All of this was taking place in what would become Kling Klang Studios, a back-street industrial unit that would eventually become the sacred recording space that birthed some of the band’s most famous albums, including Computer World and Autobahn.
And when we say ‘birthed’, we really do include the studio itself, because the gear in it became part of the actual process of composing and as well as recording.
In Kraftwerk: Man, Machine and Music by Mick Fish and Pascal Bussy, Kraftwerk promoter and collaborator Maxime Schmitt describes a fascinating process at Kling Klang where the band members would often leave the machines running for hours, to see and hear what they would come up with.
“From time to time Florian would stand up and go to another machine and start or launch another sequence,” he said. “It was almost closer to a traditional jam session than to studio work. The following day they would listen back to the tape.”
So even during these early years, and for the recording of Ralf & Florian, Kraftwerk were starting to develop their ‘Man Machine’ philosophy, and almost treating the gear as an equal in the studio.
This is perhaps the key to understanding why Kristallo feels so out of time, with its 4/4 feel, and a kind of arpeggiated beat most likely created on a synth, which sounds at times like a kick.
Free-forming over the top of this is a harpsichord-sounding lead which some reports say was the Minimoog, but to be honest, it’s such a simple sound that it could have been any one of a number of keyboards, perhaps their Farfisa organ.
More ‘dance music’ than even the 4/4 ‘kick’ feel is a squelching 16-note bass line. It’s so acid-like it could have been lifted from DJ Pierre’s house in Chicago in the mid ’80s’. Here we’re guessing that the Minimoog provided the squelching, all manually controlled with the filter.
What we have with Kristallo are two core elements of dance music firmly in place – and it’s only 1973.
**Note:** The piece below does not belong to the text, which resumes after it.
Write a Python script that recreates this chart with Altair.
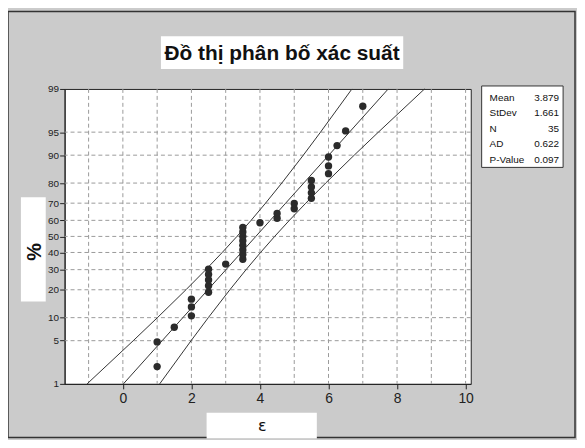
import altair as alt
import pandas as pd
from statistics import NormalDist

# ---------------- data ----------------
title_text = "Đồ thị phân bố xác suất"
x_title = "ε"
y_title = "%"

eps_values = [1, 1, 1.5, 2, 2, 2, 2.5, 2.5, 2.5, 2.5, 2.5, 3,
              3.5, 3.5, 3.5, 3.5, 3.5, 3.5, 3.5, 3.5, 4, 4.5, 4.5, 5, 5,
              5.5, 5.5, 5.5, 5.5, 6, 6, 6, 6.25, 6.5, 7]
pct_values = [2.0, 4.8, 7.6, 10.5, 13.3, 16.1, 18.9, 21.8, 24.6, 27.4, 30.2, 33.1,
              35.9, 38.7, 41.5, 44.4, 47.2, 50.0, 52.8, 55.6, 58.5, 61.3, 64.1, 66.9, 69.8,
              72.6, 75.4, 78.2, 81.1, 83.9, 86.7, 89.5, 92.4, 95.2, 98.0]

band_pct = [1, 5, 10, 20, 30, 40, 50, 60, 70, 80, 90, 95, 99]
fit_x = [0.015, 1.147, 1.750, 2.481, 3.008, 3.458, 3.879, 4.300, 4.750, 5.277, 6.008, 6.611, 7.743]
lower_x = [-1.044, 0.303, 1.008, 1.841, 2.421, 2.899, 3.329, 3.741, 4.163, 4.637, 5.265, 5.767, 6.684]
upper_x = [1.074, 1.991, 2.493, 3.122, 3.595, 4.017, 4.429, 4.859, 5.337, 5.917, 6.750, 7.455, 8.802]

stat_names = ["Mean", "StDev", "N", "AD", "P-Value"]
stat_vals = ["3.879", "1.661", "35", "0.622", "0.097"]

x_tick_values = [0, 2, 4, 6, 8, 10]
x_grid_values = [-1, 0, 1, 2, 3, 4, 5, 6, 7, 8, 9, 10]
y_tick_pct = [1, 5, 10, 20, 30, 40, 50, 60, 70, 80, 90, 95, 99]
y_grid_pct = [5, 10, 20, 30, 40, 50, 60, 70, 80, 90, 95]

# ---------------- tables ----------------
nd = NormalDist()
pts = pd.DataFrame({"eps": eps_values, "pct": pct_values})
lines = pd.concat([
    pd.DataFrame({"eps": fit_x, "pct": band_pct, "series": "fit"}),
    pd.DataFrame({"eps": lower_x, "pct": band_pct, "series": "lower"}),
    pd.DataFrame({"eps": upper_x, "pct": band_pct, "series": "upper"}),
])
xgrid = pd.DataFrame({"eps": x_grid_values})
ygrid = pd.DataFrame({"pct": y_grid_pct})
stats = pd.DataFrame({"name": stat_names, "val": stat_vals, "row": list(range(len(stat_names)))})

z_lo = nd.inv_cdf(0.01)
z_hi = nd.inv_cdf(0.99)
y_tick_z = [nd.inv_cdf(p / 100) for p in y_tick_pct]

xscale = alt.Scale(domain=[-1.7, 10.15], nice=False, zero=False)
yscale = alt.Scale(domain=[z_lo, z_hi], nice=False, zero=False)
xaxis = alt.Axis(values=x_tick_values, grid=False, tickSize=5, tickColor="#222",
                 domainColor="#222", labelFont="Liberation Sans", labelFontSize=14,
                 labelColor="#222", labelPadding=3, labelFlush=False, title="")
yaxis = alt.Axis(values=y_tick_z, labelExpr="round(cumulativeNormal(datum.value)*100)",
                 grid=False, tickSize=5, tickColor="#222", domainColor="#222",
                 labelFont="Liberation Sans Narrow, Liberation Sans", labelFontSize=10,
                 labelColor="#222", labelPadding=1, labelOverlap=False, title="")

X = alt.X("eps:Q", scale=xscale, axis=xaxis)
Y = alt.Y("z:Q", scale=yscale, axis=yaxis)
toz = "quantileNormal(datum.pct / 100)"

grid_v = alt.Chart(xgrid).mark_rule(color="#9a9a9a", strokeDash=[4, 3], strokeWidth=1).encode(x=X)
grid_h = alt.Chart(ygrid).transform_calculate(z=toz).mark_rule(
    color="#9a9a9a", strokeDash=[4, 3], strokeWidth=1).encode(y=Y)

line_layer = alt.Chart(lines).transform_calculate(z=toz).mark_line(
    color="#333", strokeWidth=1).encode(x=X, y=Y, detail="series:N", order=alt.Order("pct:Q"))

point_layer = alt.Chart(pts).transform_calculate(z=toz).mark_circle(
    size=55, color="#2b2b2b", opacity=1).encode(x=X, y=Y)

# decorations (pixel positions relative to plot origin)
one = pd.DataFrame({"a": [0]})
frame = alt.Chart(one).mark_rect(
    fill="transparent", stroke="#333", strokeWidth=1.5).encode(
    x=alt.value(-57), x2=alt.value(514), y=alt.value(-78), y2=alt.value(351))

title_box = alt.Chart(one).mark_rect(fill="white").encode(
    x=alt.value(97), x2=alt.value(341), y=alt.value(-53), y2=alt.value(-20))
title_mark = alt.Chart(pd.DataFrame({"t": [title_text]})).mark_text(
    font="Liberation Sans", fontSize=21, fontWeight="bold", color="#111",
    align="center", baseline="middle").encode(
    x=alt.value(219), y=alt.value(-35), text="t:N")

ybox = alt.Chart(one).mark_rect(fill="white").encode(
    x=alt.value(-44), x2=alt.value(-19), y=alt.value(109), y2=alt.value(214))
ylab = alt.Chart(pd.DataFrame({"t": [y_title]})).mark_text(
    font="Liberation Sans", fontSize=20, fontWeight="bold", color="#111",
    align="center", baseline="middle", angle=270).encode(
    x=alt.value(-30), y=alt.value(164), text="t:N")

xbox = alt.Chart(one).mark_rect(fill="white").encode(
    x=alt.value(143), x2=alt.value(254), y=alt.value(326), y2=alt.value(352))
xlab = alt.Chart(pd.DataFrame({"t": [x_title]})).mark_text(
    font="DejaVu Sans", fontSize=16, color="#111",
    align="center", baseline="middle").encode(
    x=alt.value(199), y=alt.value(339), text="t:N")

stat_box = alt.Chart(one).mark_rect(
    fill="white", stroke="#333", strokeWidth=1).encode(
    x=alt.value(420), x2=alt.value(502), y=alt.value(-3), y2=alt.value(79))
stat_names_mark = alt.Chart(stats).transform_calculate(
    px="428", py="9 + datum.row * 15.6").mark_text(
    font="Liberation Sans Narrow, Liberation Sans", fontSize=10, color="#111",
    align="left", baseline="middle").encode(
    x=alt.X("px:Q", scale=None, axis=None), y=alt.Y("py:Q", scale=None, axis=None), text="name:N")
stat_vals_mark = alt.Chart(stats).transform_calculate(
    px="498", py="9 + datum.row * 15.6").mark_text(
    font="Liberation Sans Narrow, Liberation Sans", fontSize=10, color="#111",
    align="right", baseline="middle").encode(
    x=alt.X("px:Q", scale=None, axis=None), y=alt.Y("py:Q", scale=None, axis=None), text="val:N")

chart = alt.layer(
    grid_v, grid_h, line_layer, point_layer,
    frame, title_box, title_mark, ybox, ylab, xbox, xlab,
    stat_box, stat_names_mark, stat_vals_mark,
).properties(
    width=409, height=297,
    autosize=alt.AutoSizeParams(type="none"),
    padding={"left": 57, "top": 80, "right": 107, "bottom": 55},
).configure(background="#cbcbcb").configure_view(fill="white", stroke="#222", strokeWidth=1)

chart.save("out.html", embed_options={"renderer": "svg", "actions": False})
Whether by pure experimentation or by driving towards a sound that they anticipated would take hold in the future, Kraftwerk were nearly a decade ahead of their time.
Indeed, techno arrived in the early ’80s, with the soul-infused house manifesting towards the middle part of that decade. Acid exploded everywhere with the second summer of love as the ’80s closed, and then there were smiles everywhere as the ’90s embraced everything and anything dance, whatever your tempo.
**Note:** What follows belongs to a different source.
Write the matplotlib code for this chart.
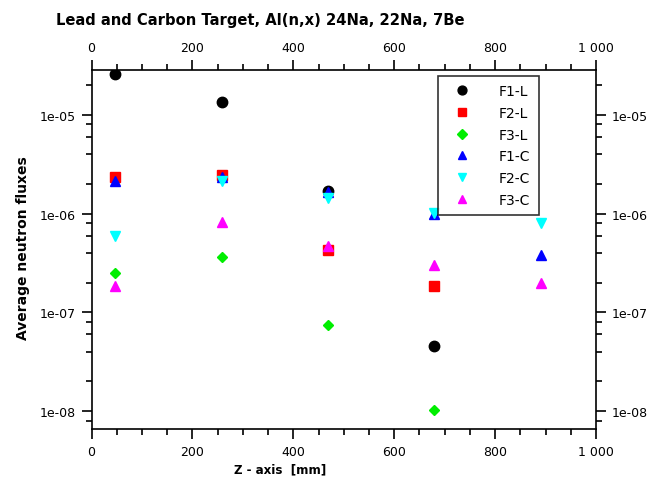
import matplotlib
matplotlib.use("Agg")
import matplotlib.pyplot as plt
from matplotlib.ticker import LogLocator, FixedLocator, FuncFormatter, NullFormatter

# Data
z_L = [47, 258, 469, 679]
z_C = [47, 258, 469, 679, 890]
F1_L = [2.60e-5, 1.36e-5, 1.70e-6, 4.6e-8]
F2_L = [2.37e-6, 2.47e-6, 4.3e-7, 1.86e-7]
F3_L = [2.48e-7, 3.63e-7, 7.5e-8, 1.02e-8]
F1_C = [2.16e-6, 2.34e-6, 1.67e-6, 1.0e-6, 3.85e-7]
F2_C = [6.0e-7, 2.16e-6, 1.45e-6, 1.02e-6, 8.0e-7]
F3_C = [1.85e-7, 8.2e-7, 4.75e-7, 2.99e-7, 2.0e-7]
x_ticks = [0, 200, 400, 600, 800, 1000]
y_ticks = [1e-5, 1e-6, 1e-7, 1e-8]

fig = plt.figure(figsize=(6.54, 4.85), dpi=100)
ax = fig.add_axes([91.5/654, 1-430/485, (596-91.5)/654, (430-71)/485])

ax.plot(z_L, F1_L, linestyle='none', marker='o', color='black', markersize=7.5, label='F1-L')
ax.plot(z_L, F2_L, linestyle='none', marker='s', color='red', markersize=7.5, label='F2-L')
ax.plot(z_L, F3_L, linestyle='none', marker='D', color='#00ee00', markersize=5.5, label='F3-L')
ax.plot(z_C, F1_C, linestyle='none', marker='^', color='blue', markersize=6.5, label='F1-C')
ax.plot(z_C, F2_C, linestyle='none', marker='v', color='cyan', markersize=6.5, label='F2-C')
ax.plot(z_C, F3_C, linestyle='none', marker='^', color='magenta', markersize=6.5, label='F3-C')

ax.set_yscale('log')
ax.set_xlim(0, 1000)
ax.set_ylim(6.6e-9, 2.85e-5)

ax.xaxis.set_major_locator(FixedLocator(x_ticks))
ax.xaxis.set_minor_locator(FixedLocator(list(range(50, 1000, 50))))
ax.xaxis.set_major_formatter(FuncFormatter(lambda v, p: '1 000' if v == 1000 else f'{int(v)}'))
ax.yaxis.set_major_locator(FixedLocator(y_ticks))
ax.yaxis.set_minor_locator(LogLocator(base=10, subs=(2, 4, 6, 8), numticks=20))
ax.yaxis.set_major_formatter(FuncFormatter(lambda v, p: f'{v:.0e}'))
ax.yaxis.set_minor_formatter(NullFormatter())

for s in ax.spines.values():
    s.set_linewidth(1.2)
ax.tick_params(which='both', direction='out', top=True, right=True,
               labeltop=True, labelright=True, width=1.2, labelsize=9, colors='black')
ax.tick_params(which='major', length=7.5)
ax.tick_params(which='minor', length=4.5)
ax.tick_params(axis='x', which='major', pad=4)
ax.tick_params(axis='y', which='major', pad=4)

fig.text(260/654, 1-20/485, 'Lead and Carbon Target, Al(n,x) 24Na, 22Na, 7Be',
         ha='center', va='center', fontsize=10.6, fontweight='bold')
fig.text(280/654, 1-470/485, 'Z - axis  [mm]', ha='center', va='center',
         fontsize=8.6, fontweight='bold')
fig.text(23/654, 1-248/485, 'Average neutron fluxes', ha='center', va='center',
         rotation=90, fontsize=10, fontweight='bold')

leg = ax.legend(loc='upper left', bbox_to_anchor=((438-91.5)/504.5, 1-(77-71)/359),
                frameon=True, fancybox=False, edgecolor='black', fontsize=10,
                borderpad=0.6, labelspacing=0.55, handletextpad=1.6, borderaxespad=0,
                handlelength=2.2, markerscale=0.85)
leg.get_frame().set_linewidth(1.2)

fig.savefig('out.png', dpi=100)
Kraftwerk’s influence was of course, a key part of that dance music origin story and their shadow loomed over many future developments.
But it isn’t Kristallo that is hailed in the annals of electronics music history. That honour falls to better-known Kraftwerk songs like Trans-Europe Express and Numbers.
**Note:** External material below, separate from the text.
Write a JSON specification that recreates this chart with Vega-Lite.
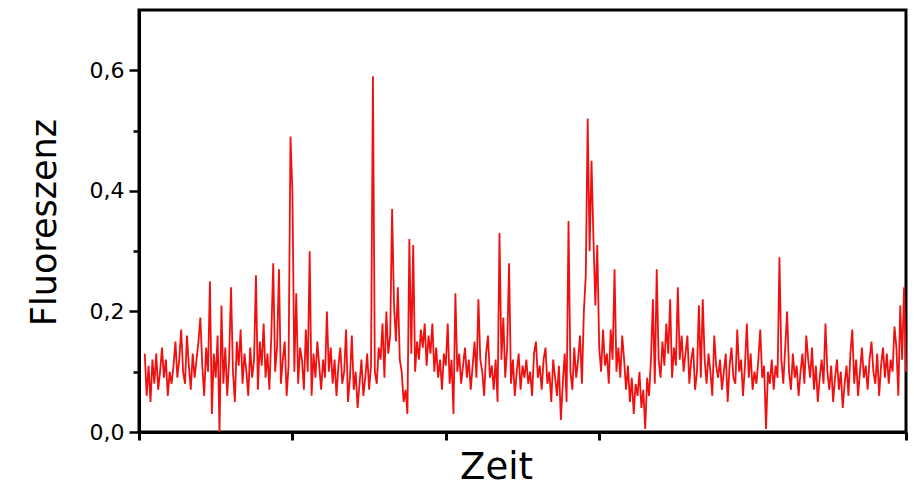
{
  "$schema": "https://vega.github.io/schema/vega-lite/v6.json",
  "width": 767,
  "height": 422,
  "autosize": {"type": "none"},
  "padding": {"left": 139, "top": 10, "right": 8, "bottom": 63},
  "background": "white",
  "config": {
    "view": {"stroke": "black", "strokeWidth": 3},
    "font": "DejaVu Sans"
  },
  "data": {"values": [
{"t":3,"v":0.13},{"t":4,"v":0.06},{"t":5,"v":0.11},{"t":6,"v":0.05},{"t":7,"v":0.12},{"t":8,"v":0.08},{"t":9,"v":0.13},{"t":10,"v":0.07},{"t":11,"v":0.10},{"t":12,"v":0.14},
{"t":13,"v":0.09},{"t":14,"v":0.12},{"t":15,"v":0.06},{"t":16,"v":0.10},{"t":17,"v":0.08},{"t":18,"v":0.11},{"t":19,"v":0.15},{"t":20,"v":0.09},{"t":21,"v":0.12},{"t":22,"v":0.17},
{"t":23,"v":0.10},{"t":24,"v":0.08},{"t":25,"v":0.16},{"t":26,"v":0.11},{"t":27,"v":0.07},{"t":28,"v":0.13},{"t":29,"v":0.09},{"t":30,"v":0.12},{"t":31,"v":0.15},{"t":32,"v":0.19},
{"t":33,"v":0.11},{"t":34,"v":0.06},{"t":35,"v":0.14},{"t":36,"v":0.10},{"t":37,"v":0.25},{"t":38,"v":0.03},{"t":39,"v":0.13},{"t":40,"v":0.09},{"t":41,"v":0.16},{"t":42,"v":0.0},
{"t":43,"v":0.21},{"t":44,"v":0.08},{"t":45,"v":0.14},{"t":46,"v":0.06},{"t":47,"v":0.12},{"t":48,"v":0.24},{"t":49,"v":0.10},{"t":50,"v":0.05},{"t":51,"v":0.15},{"t":52,"v":0.11},
{"t":53,"v":0.17},{"t":54,"v":0.08},{"t":55,"v":0.13},{"t":56,"v":0.10},{"t":57,"v":0.06},{"t":58,"v":0.14},{"t":59,"v":0.09},{"t":60,"v":0.12},{"t":61,"v":0.26},{"t":62,"v":0.07},
{"t":63,"v":0.15},{"t":64,"v":0.11},{"t":65,"v":0.18},{"t":66,"v":0.09},{"t":67,"v":0.13},{"t":68,"v":0.07},{"t":69,"v":0.16},{"t":70,"v":0.28},{"t":71,"v":0.10},{"t":72,"v":0.14},
{"t":73,"v":0.27},{"t":74,"v":0.08},{"t":75,"v":0.12},{"t":76,"v":0.15},{"t":77,"v":0.06},{"t":78,"v":0.11},{"t":79,"v":0.49},{"t":80,"v":0.40},{"t":81,"v":0.10},{"t":82,"v":0.23},
{"t":83,"v":0.08},{"t":84,"v":0.14},{"t":85,"v":0.12},{"t":86,"v":0.07},{"t":87,"v":0.17},{"t":88,"v":0.10},{"t":89,"v":0.30},{"t":90,"v":0.06},{"t":91,"v":0.13},{"t":92,"v":0.09},
{"t":93,"v":0.15},{"t":94,"v":0.11},{"t":95,"v":0.07},{"t":96,"v":0.12},{"t":97,"v":0.09},{"t":98,"v":0.20},{"t":99,"v":0.10},{"t":100,"v":0.14},{"t":101,"v":0.08},{"t":102,"v":0.12},
{"t":103,"v":0.06},{"t":104,"v":0.11},{"t":105,"v":0.14},{"t":106,"v":0.08},{"t":107,"v":0.10},{"t":108,"v":0.17},{"t":109,"v":0.05},{"t":110,"v":0.09},{"t":111,"v":0.16},{"t":112,"v":0.07},
{"t":113,"v":0.10},{"t":114,"v":0.04},{"t":115,"v":0.08},{"t":116,"v":0.12},{"t":117,"v":0.06},{"t":118,"v":0.09},{"t":119,"v":0.13},{"t":120,"v":0.07},{"t":121,"v":0.11},{"t":122,"v":0.59},
{"t":123,"v":0.10},{"t":124,"v":0.08},{"t":125,"v":0.14},{"t":126,"v":0.12},{"t":127,"v":0.18},{"t":128,"v":0.09},{"t":129,"v":0.20},{"t":130,"v":0.13},{"t":131,"v":0.16},{"t":132,"v":0.37},
{"t":133,"v":0.21},{"t":134,"v":0.15},{"t":135,"v":0.24},{"t":136,"v":0.12},{"t":137,"v":0.10},{"t":138,"v":0.05},{"t":139,"v":0.07},{"t":140,"v":0.03},{"t":141,"v":0.32},{"t":142,"v":0.13},
{"t":143,"v":0.31},{"t":144,"v":0.10},{"t":145,"v":0.15},{"t":146,"v":0.12},{"t":147,"v":0.17},{"t":148,"v":0.14},{"t":149,"v":0.18},{"t":150,"v":0.11},{"t":151,"v":0.16},{"t":152,"v":0.13},
{"t":153,"v":0.18},{"t":154,"v":0.10},{"t":155,"v":0.14},{"t":156,"v":0.09},{"t":157,"v":0.12},{"t":158,"v":0.07},{"t":159,"v":0.13},{"t":160,"v":0.11},{"t":161,"v":0.18},{"t":162,"v":0.08},
{"t":163,"v":0.12},{"t":164,"v":0.03},{"t":165,"v":0.23},{"t":166,"v":0.10},{"t":167,"v":0.13},{"t":168,"v":0.08},{"t":169,"v":0.11},{"t":170,"v":0.14},{"t":171,"v":0.09},{"t":172,"v":0.12},
{"t":173,"v":0.07},{"t":174,"v":0.11},{"t":175,"v":0.15},{"t":176,"v":0.09},{"t":177,"v":0.22},{"t":178,"v":0.12},{"t":179,"v":0.10},{"t":180,"v":0.06},{"t":181,"v":0.13},{"t":182,"v":0.16},
{"t":183,"v":0.09},{"t":184,"v":0.11},{"t":185,"v":0.07},{"t":186,"v":0.12},{"t":187,"v":0.05},{"t":188,"v":0.33},{"t":189,"v":0.12},{"t":190,"v":0.19},{"t":191,"v":0.09},{"t":192,"v":0.14},
{"t":193,"v":0.28},{"t":194,"v":0.08},{"t":195,"v":0.12},{"t":196,"v":0.06},{"t":197,"v":0.10},{"t":198,"v":0.13},{"t":199,"v":0.07},{"t":200,"v":0.11},{"t":201,"v":0.09},{"t":202,"v":0.12},
{"t":203,"v":0.08},{"t":204,"v":0.10},{"t":205,"v":0.06},{"t":206,"v":0.13},{"t":207,"v":0.15},{"t":208,"v":0.09},{"t":209,"v":0.11},{"t":210,"v":0.07},{"t":211,"v":0.12},{"t":212,"v":0.14},
{"t":213,"v":0.08},{"t":214,"v":0.10},{"t":215,"v":0.05},{"t":216,"v":0.12},{"t":217,"v":0.09},{"t":218,"v":0.06},{"t":219,"v":0.11},{"t":220,"v":0.02},{"t":221,"v":0.08},{"t":222,"v":0.13},
{"t":223,"v":0.05},{"t":224,"v":0.35},{"t":225,"v":0.10},{"t":226,"v":0.07},{"t":227,"v":0.14},{"t":228,"v":0.09},{"t":229,"v":0.12},{"t":230,"v":0.16},{"t":231,"v":0.08},{"t":232,"v":0.20},
{"t":233,"v":0.26},{"t":234,"v":0.52},{"t":235,"v":0.30},{"t":236,"v":0.45},{"t":237,"v":0.32},{"t":238,"v":0.21},{"t":239,"v":0.31},{"t":240,"v":0.14},{"t":241,"v":0.10},{"t":242,"v":0.17},
{"t":243,"v":0.11},{"t":244,"v":0.13},{"t":245,"v":0.08},{"t":246,"v":0.17},{"t":247,"v":0.12},{"t":248,"v":0.27},{"t":249,"v":0.10},{"t":250,"v":0.14},{"t":251,"v":0.09},{"t":252,"v":0.16},
{"t":253,"v":0.12},{"t":254,"v":0.07},{"t":255,"v":0.11},{"t":256,"v":0.05},{"t":257,"v":0.09},{"t":258,"v":0.03},{"t":259,"v":0.08},{"t":260,"v":0.06},{"t":261,"v":0.10},{"t":262,"v":0.04},
{"t":263,"v":0.07},{"t":264,"v":0.005},{"t":265,"v":0.09},{"t":266,"v":0.06},{"t":267,"v":0.12},{"t":268,"v":0.22},{"t":269,"v":0.08},{"t":270,"v":0.27},{"t":271,"v":0.12},{"t":272,"v":0.09},
{"t":273,"v":0.15},{"t":274,"v":0.11},{"t":275,"v":0.18},{"t":276,"v":0.13},{"t":277,"v":0.22},{"t":278,"v":0.09},{"t":279,"v":0.14},{"t":280,"v":0.11},{"t":281,"v":0.24},{"t":282,"v":0.12},
{"t":283,"v":0.16},{"t":284,"v":0.10},{"t":285,"v":0.13},{"t":286,"v":0.16},{"t":287,"v":0.08},{"t":288,"v":0.12},{"t":289,"v":0.14},{"t":290,"v":0.07},{"t":291,"v":0.10},{"t":292,"v":0.21},
{"t":293,"v":0.09},{"t":294,"v":0.22},{"t":295,"v":0.12},{"t":296,"v":0.08},{"t":297,"v":0.13},{"t":298,"v":0.10},{"t":299,"v":0.06},{"t":300,"v":0.16},{"t":301,"v":0.11},{"t":302,"v":0.09},
{"t":303,"v":0.12},{"t":304,"v":0.07},{"t":305,"v":0.10},{"t":306,"v":0.13},{"t":307,"v":0.05},{"t":308,"v":0.11},{"t":309,"v":0.14},{"t":310,"v":0.09},{"t":311,"v":0.08},{"t":312,"v":0.17},
{"t":313,"v":0.10},{"t":314,"v":0.12},{"t":315,"v":0.06},{"t":316,"v":0.11},{"t":317,"v":0.18},{"t":318,"v":0.09},{"t":319,"v":0.13},{"t":320,"v":0.07},{"t":321,"v":0.10},{"t":322,"v":0.08},
{"t":323,"v":0.12},{"t":324,"v":0.17},{"t":325,"v":0.09},{"t":326,"v":0.11},{"t":327,"v":0.005},{"t":328,"v":0.10},{"t":329,"v":0.08},{"t":330,"v":0.12},{"t":331,"v":0.07},{"t":332,"v":0.11},
{"t":333,"v":0.09},{"t":334,"v":0.29},{"t":335,"v":0.12},{"t":336,"v":0.08},{"t":337,"v":0.14},{"t":338,"v":0.20},{"t":339,"v":0.10},{"t":340,"v":0.07},{"t":341,"v":0.13},{"t":342,"v":0.09},
{"t":343,"v":0.11},{"t":344,"v":0.06},{"t":345,"v":0.10},{"t":346,"v":0.13},{"t":347,"v":0.08},{"t":348,"v":0.16},{"t":349,"v":0.12},{"t":350,"v":0.09},{"t":351,"v":0.14},{"t":352,"v":0.07},
{"t":353,"v":0.11},{"t":354,"v":0.05},{"t":355,"v":0.09},{"t":356,"v":0.12},{"t":357,"v":0.08},{"t":358,"v":0.18},{"t":359,"v":0.10},{"t":360,"v":0.07},{"t":361,"v":0.11},{"t":362,"v":0.05},
{"t":363,"v":0.09},{"t":364,"v":0.12},{"t":365,"v":0.07},{"t":366,"v":0.10},{"t":367,"v":0.04},{"t":368,"v":0.08},{"t":369,"v":0.11},{"t":370,"v":0.06},{"t":371,"v":0.13},{"t":372,"v":0.17},
{"t":373,"v":0.08},{"t":374,"v":0.12},{"t":375,"v":0.06},{"t":376,"v":0.10},{"t":377,"v":0.14},{"t":378,"v":0.09},{"t":379,"v":0.11},{"t":380,"v":0.07},{"t":381,"v":0.12},{"t":382,"v":0.15},
{"t":383,"v":0.10},{"t":384,"v":0.08},{"t":385,"v":0.13},{"t":386,"v":0.06},{"t":387,"v":0.11},{"t":388,"v":0.14},{"t":389,"v":0.09},{"t":390,"v":0.13},{"t":391,"v":0.08},{"t":392,"v":0.12},
{"t":393,"v":0.10},{"t":394,"v":0.175},{"t":395,"v":0.14},{"t":396,"v":0.06},{"t":397,"v":0.21},{"t":398,"v":0.12},{"t":399,"v":0.24},{"t":400,"v":0.10}
  ]},
  "layer": [
    {
      "mark": {"type": "line", "color": "#f01010", "strokeWidth": 1.8, "interpolate": "linear"},
      "encoding": {
        "x": {"field": "t", "type": "quantitative",
          "scale": {"domain": [0, 400], "nice": false},
          "axis": {"orient": "bottom", "values": [0, 80, 160, 240, 400], "labels": false, "grid": false,
            "tickSize": 8, "tickWidth": 3, "tickColor": "black", "domainColor": "black", "domainWidth": 3,
            "title": "Zeit", "titleFont": "DejaVu Sans", "titleFontSize": 37, "titleFontWeight": "normal", "titleColor": "black",
            "titleAlign": "center", "titleBaseline": "alphabetic", "titleX": 357, "titleY": 46}},
        "y": {"field": "v", "type": "quantitative",
          "scale": {"domain": [0, 0.7], "nice": false},
          "axis": {"orient": "left", "values": [0, 0.2, 0.4, 0.6], "grid": false,
            "labelExpr": "replace(format(datum.value, '.1f'), '.', ',')",
            "labelFont": "DejaVu Sans", "labelFontSize": 22, "labelColor": "black", "labelPadding": 5,
            "tickSize": 10, "tickWidth": 2.5, "tickColor": "black", "domainColor": "black", "domainWidth": 3,
            "title": "Fluoreszenz", "titleFont": "DejaVu Sans", "titleFontSize": 35, "titleFontWeight": "normal", "titleColor": "black",
            "titleAngle": -90, "titleAlign": "center", "titleBaseline": "alphabetic", "titleX": -84, "titleY": 212}}
      }
    },
    {
      "mark": {"type": "line", "strokeOpacity": 0},
      "encoding": {
        "x": {"field": "t", "type": "quantitative"},
        "y": {"field": "v", "type": "quantitative",
          "axis": {"orient": "left", "values": [0.1, 0.3, 0.5], "labels": false, "domain": false, "grid": false,
            "tickSize": 6, "tickWidth": 2.5, "tickColor": "black", "title": null}}
      }
    }
  ],
  "resolve": {"axis": {"y": "independent"}}
}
Kristallo very much went under the radar on its release. The double tempo addition at the end of the song didn’t help (and the winding lead starts to annoy after a while too) and Ralf & Florian, the album from which it came, only found limited success.
It wouldn’t be until Kraftwerk’s next album, Autobahn, that the band would truly find their groove, with the synth-driven title track kicking off their classic period.
But, from a historical point of view, Kristallo remains one of their most intriguing pieces of music. Crucial evidence that the DNA of electronic dance music was permeating the sonics of the earliest incarnation of the band.
As well as its 4/4, acidic predictions, perhaps it marked something even more pivotal to the band – a time where the man-machines at Kling Klang were first unleashed.
“We call it the electronic garden, because it is continually regenerating,” Ralf said of the studio’s evolution in 1991. “Now it is completely modular so that we can pick out certain units and replace them. We kept all our old synthesizers from all the different phases in storage, because they were of very little value once they were superseded, but today we have all this old analogue equipment back in place! It’s really very good. Moving over to digital has in no way superseded analogue.
“We have always considered any sound source. It’s just sound. Kling-klang is the German word for sound, so we have always had a fascination for sound.”